We note that the decision to place a defendant on probation or whether, instead, to relinquish jurisdiction over the defendant is a matter within the sound discretion of the district court and will not be overturned on appeal absent an abuse of that discretion. State v. Hood, 102 Idaho 711, 712, 639 P.2d 9, 10 (1981); State v. Lee, 117 Idaho 203, 205-06, 786 P.2d 594, 596-97 (Ct. App. 1990). The record in this case shows that the district court properly considered the information before it and determined that probation was not appropriate. We hold that Rodriguez has failed to show that the district court abused its discretion in relinquishing jurisdiction.

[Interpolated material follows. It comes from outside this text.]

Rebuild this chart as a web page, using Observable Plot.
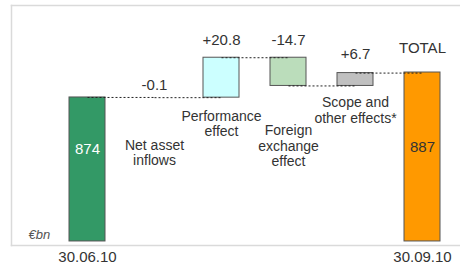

Rodriguez also contends that the district court abused its discretion by not reducing his sentence, sua sponte, pursuant to I.C.R. 35 when it relinquished jurisdiction. Pursuant to Rule 35, a court may reduce a sentence within 120 days after the court releases retained jurisdiction. A court's decision not to reduce a sentence is reviewed for an abuse of discretion. In conducting our review, we consider the entire record and apply the same reasonableness of the original sentence. State v. Forde, 113 Idaho 21, 22, 740 P.2d 63, 64 (Ct. App. 1987); State v. Lopez, 106 Idaho 447, 449-51, 680 P.2d 869, 871-73 (Ct. App. 1984). Our appellate standard of review and the factors to be considered when evaluating the reasonableness of a sentence are well-established. State v. Burdett, 134 Idaho 271, 1 P.3d 299 (Ct. App. 2000); State v. Sanchez, 115 Idaho 776, 769 P.2d 1148 (Ct. App. 1989); State v. Reinke, 103 Idaho 771, 653 P.2d 1183 (Ct. App. 1982); State v. Toohill, 103 Idaho 565, 650 P.2d 707 (Ct. App. 1982). Applying those standards, Rodriguez has failed to show an abuse of discretion.

The order of the district court relinquishing jurisdiction and Rodriguez's sentence are affirmed.